Transcribe the material verbatim in full; the pictures do not belong in the copy.
· · · ·
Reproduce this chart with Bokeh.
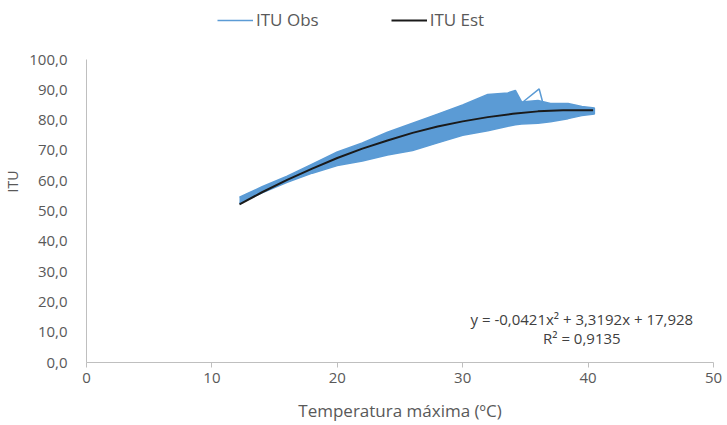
from bokeh.plotting import figure
from bokeh.models import Legend, LegendItem, Label, FixedTicker, Range1d
from bokeh.embed import file_html
from bokeh.resources import INLINE

obs_x    = [12.2, 14.0, 16.0, 18.0, 20.0, 22.0, 24.0, 26.0, 28.0, 30.0, 32.0, 33.6, 34.2, 34.7, 36.0, 37.0, 38.4, 39.5, 40.5]
obs_low  = [52.6, 56.0, 59.5, 62.5, 65.0, 66.5, 68.5, 70.0, 72.5, 75.0, 76.5, 78.0, 78.5, 78.7, 79.0, 79.5, 80.5, 81.5, 82.0]
obs_high = [54.6, 58.0, 61.5, 65.5, 69.5, 72.5, 76.0, 79.0, 82.0, 85.0, 88.5, 89.0, 89.8, 86.0, 86.5, 85.5, 85.5, 84.5, 84.0]
spike_x  = [34.8, 36.1, 36.4]
spike_y  = [86.0, 90.3, 85.6]

# Estimated ITU (trend curve)
est_x = [12.2, 14.0, 16.0, 18.0, 20.0, 22.0, 24.0, 26.0, 28.0, 30.0, 32.0, 34.0, 36.0, 38.0, 40.4]
est_y = [52.2, 56.2, 60.3, 64.0, 67.5, 70.6, 73.3, 75.8, 77.9, 79.6, 81.0, 82.1, 82.9, 83.3, 83.3]

x_ticks = [0, 10, 20, 30, 40, 50]
y_ticks = [0, 10, 20, 30, 40, 50, 60, 70, 80, 90, 100]
y_tick_labels = ["0,0", "10,0", "20,0", "30,0", "40,0", "50,0", "60,0", "70,0", "80,0", "90,0", "100,0"]

FONT = "Open Sans"
GRAY = "#595959"
AXIS = "#BFBFBF"
BLUE = "#5B9BD5"

# frame spans the full top so the legend can sit inside it; axis line bounded to 0..100
p = figure(width=727, height=425, output_backend="svg", toolbar_location=None,
           x_range=Range1d(0, 50), y_range=Range1d(0, 119.5),
           min_border_left=0, min_border_right=14, min_border_top=0, min_border_bottom=63)
p.outline_line_color = None
p.xgrid.visible = False
p.ygrid.visible = False
p.background_fill_color = "white"
p.border_fill_color = "white"

band = p.varea(x=obs_x, y1=obs_low, y2=obs_high, fill_color=BLUE)
outline = p.line(x=obs_x + obs_x[::-1], y=obs_high + obs_low[::-1], line_color=BLUE, line_width=1.5)
p.line(x=spike_x, y=spike_y, line_color=BLUE, line_width=1.5)
est = p.line(x=est_x, y=est_y, line_color="#1a1a1a", line_width=2)

# axes
p.xaxis.ticker = FixedTicker(ticks=x_ticks)
p.xaxis.major_label_overrides = {t: str(t) for t in x_ticks}
p.xaxis.axis_line_color = AXIS
p.xaxis.major_tick_line_color = AXIS
p.xaxis.major_tick_out = 5
p.xaxis.major_tick_in = 0
p.xaxis.minor_tick_line_color = None
p.xaxis.major_label_standoff = 5
p.xaxis.major_label_text_font = FONT
p.xaxis.major_label_text_font_size = "15px"
p.xaxis.major_label_text_color = GRAY
p.xaxis.axis_label = "Temperatura máxima (ºC)"
p.xaxis.axis_label_text_font = FONT
p.xaxis.axis_label_text_font_size = "17px"
p.xaxis.axis_label_text_font_style = "normal"
p.xaxis.axis_label_text_color = GRAY
p.xaxis.axis_label_standoff = 13

p.yaxis.ticker = FixedTicker(ticks=y_ticks)
p.yaxis.bounds = (0, 100)
p.yaxis.major_label_overrides = {t: l for t, l in zip(y_ticks, y_tick_labels)}
p.yaxis.axis_line_color = AXIS
p.yaxis.major_tick_line_color = None
p.yaxis.minor_tick_line_color = None
p.yaxis.major_label_standoff = 13
p.yaxis.major_label_text_font = FONT
p.yaxis.major_label_text_font_size = "15px"
p.yaxis.major_label_text_color = GRAY
p.yaxis.axis_label = "ITU"
p.yaxis.axis_label_text_font = FONT
p.yaxis.axis_label_text_font_size = "14px"
p.yaxis.axis_label_text_font_style = "normal"
p.yaxis.axis_label_text_color = GRAY
p.yaxis.axis_label_standoff = 4

legend = Legend(items=[LegendItem(label="ITU Obs", renderers=[outline]),
                       LegendItem(label="ITU Est", renderers=[est])],
                orientation="horizontal", location=(131, 331),
                glyph_width=36, label_standoff=3, spacing=72,
                label_text_font=FONT, label_text_font_size="17px", label_text_color=GRAY,
                border_line_color=None, background_fill_alpha=0, padding=0, margin=0)
p.add_layout(legend, "center")

p.add_layout(Label(x=39.5, y=14.5, text="y = -0,0421x² + 3,3192x + 17,928", text_align="center",
                   text_baseline="middle", text_font=FONT, text_font_size="15px", text_color="#404040"))
p.add_layout(Label(x=39.5, y=8.2, text="R² = 0,9135", text_align="center",
                   text_baseline="middle", text_font=FONT, text_font_size="15px", text_color="#404040"))

open("out.html", "w").write(file_html(p, INLINE))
· · · ·
Output below:
Reproduce this chart with Bokeh.
from bokeh.plotting import figure
from bokeh.models import Legend, LegendItem, Label, FixedTicker, Range1d
from bokeh.embed import file_html
from bokeh.resources import INLINE

obs_x    = [12.2, 14.0, 16.0, 18.0, 20.0, 22.0, 24.0, 26.0, 28.0, 30.0, 32.0, 33.6, 34.2, 34.7, 36.0, 37.0, 38.4, 39.5, 40.5]
obs_low  = [52.6, 56.0, 59.5, 62.5, 65.0, 66.5, 68.5, 70.0, 72.5, 75.0, 76.5, 78.0, 78.5, 78.7, 79.0, 79.5, 80.5, 81.5, 82.0]
obs_high = [54.6, 58.0, 61.5, 65.5, 69.5, 72.5, 76.0, 79.0, 82.0, 85.0, 88.5, 89.0, 89.8, 86.0, 86.5, 85.5, 85.5, 84.5, 84.0]
spike_x  = [34.8, 36.1, 36.4]
spike_y  = [86.0, 90.3, 85.6]

# Estimated ITU (trend curve)
est_x = [12.2, 14.0, 16.0, 18.0, 20.0, 22.0, 24.0, 26.0, 28.0, 30.0, 32.0, 34.0, 36.0, 38.0, 40.4]
est_y = [52.2, 56.2, 60.3, 64.0, 67.5, 70.6, 73.3, 75.8, 77.9, 79.6, 81.0, 82.1, 82.9, 83.3, 83.3]

x_ticks = [0, 10, 20, 30, 40, 50]
y_ticks = [0, 10, 20, 30, 40, 50, 60, 70, 80, 90, 100]
y_tick_labels = ["0,0", "10,0", "20,0", "30,0", "40,0", "50,0", "60,0", "70,0", "80,0", "90,0", "100,0"]

FONT = "Open Sans"
GRAY = "#595959"
AXIS = "#BFBFBF"
BLUE = "#5B9BD5"

# frame spans the full top so the legend can sit inside it; axis line bounded to 0..100
p = figure(width=727, height=425, output_backend="svg", toolbar_location=None,
           x_range=Range1d(0, 50), y_range=Range1d(0, 119.5),
           min_border_left=0, min_border_right=14, min_border_top=0, min_border_bottom=63)
p.outline_line_color = None
p.xgrid.visible = False
p.ygrid.visible = False
p.background_fill_color = "white"
p.border_fill_color = "white"

band = p.varea(x=obs_x, y1=obs_low, y2=obs_high, fill_color=BLUE)
outline = p.line(x=obs_x + obs_x[::-1], y=obs_high + obs_low[::-1], line_color=BLUE, line_width=1.5)
p.line(x=spike_x, y=spike_y, line_color=BLUE, line_width=1.5)
est = p.line(x=est_x, y=est_y, line_color="#1a1a1a", line_width=2)

# axes
p.xaxis.ticker = FixedTicker(ticks=x_ticks)
p.xaxis.major_label_overrides = {t: str(t) for t in x_ticks}
p.xaxis.axis_line_color = AXIS
p.xaxis.major_tick_line_color = AXIS
p.xaxis.major_tick_out = 5
p.xaxis.major_tick_in = 0
p.xaxis.minor_tick_line_color = None
p.xaxis.major_label_standoff = 5
p.xaxis.major_label_text_font = FONT
p.xaxis.major_label_text_font_size = "15px"
p.xaxis.major_label_text_color = GRAY
p.xaxis.axis_label = "Temperatura máxima (ºC)"
p.xaxis.axis_label_text_font = FONT
p.xaxis.axis_label_text_font_size = "17px"
p.xaxis.axis_label_text_font_style = "normal"
p.xaxis.axis_label_text_color = GRAY
p.xaxis.axis_label_standoff = 13

p.yaxis.ticker = FixedTicker(ticks=y_ticks)
p.yaxis.bounds = (0, 100)
p.yaxis.major_label_overrides = {t: l for t, l in zip(y_ticks, y_tick_labels)}
p.yaxis.axis_line_color = AXIS
p.yaxis.major_tick_line_color = None
p.yaxis.minor_tick_line_color = None
p.yaxis.major_label_standoff = 13
p.yaxis.major_label_text_font = FONT
p.yaxis.major_label_text_font_size = "15px"
p.yaxis.major_label_text_color = GRAY
p.yaxis.axis_label = "ITU"
p.yaxis.axis_label_text_font = FONT
p.yaxis.axis_label_text_font_size = "14px"
p.yaxis.axis_label_text_font_style = "normal"
p.yaxis.axis_label_text_color = GRAY
p.yaxis.axis_label_standoff = 4

legend = Legend(items=[LegendItem(label="ITU Obs", renderers=[outline]),
                       LegendItem(label="ITU Est", renderers=[est])],
                orientation="horizontal", location=(131, 331),
                glyph_width=36, label_standoff=3, spacing=72,
                label_text_font=FONT, label_text_font_size="17px", label_text_color=GRAY,
                border_line_color=None, background_fill_alpha=0, padding=0, margin=0)
p.add_layout(legend, "center")

p.add_layout(Label(x=39.5, y=14.5, text="y = -0,0421x² + 3,3192x + 17,928", text_align="center",
                   text_baseline="middle", text_font=FONT, text_font_size="15px", text_color="#404040"))
p.add_layout(Label(x=39.5, y=8.2, text="R² = 0,9135", text_align="center",
                   text_baseline="middle", text_font=FONT, text_font_size="15px", text_color="#404040"))

open("out.html", "w").write(file_html(p, INLINE))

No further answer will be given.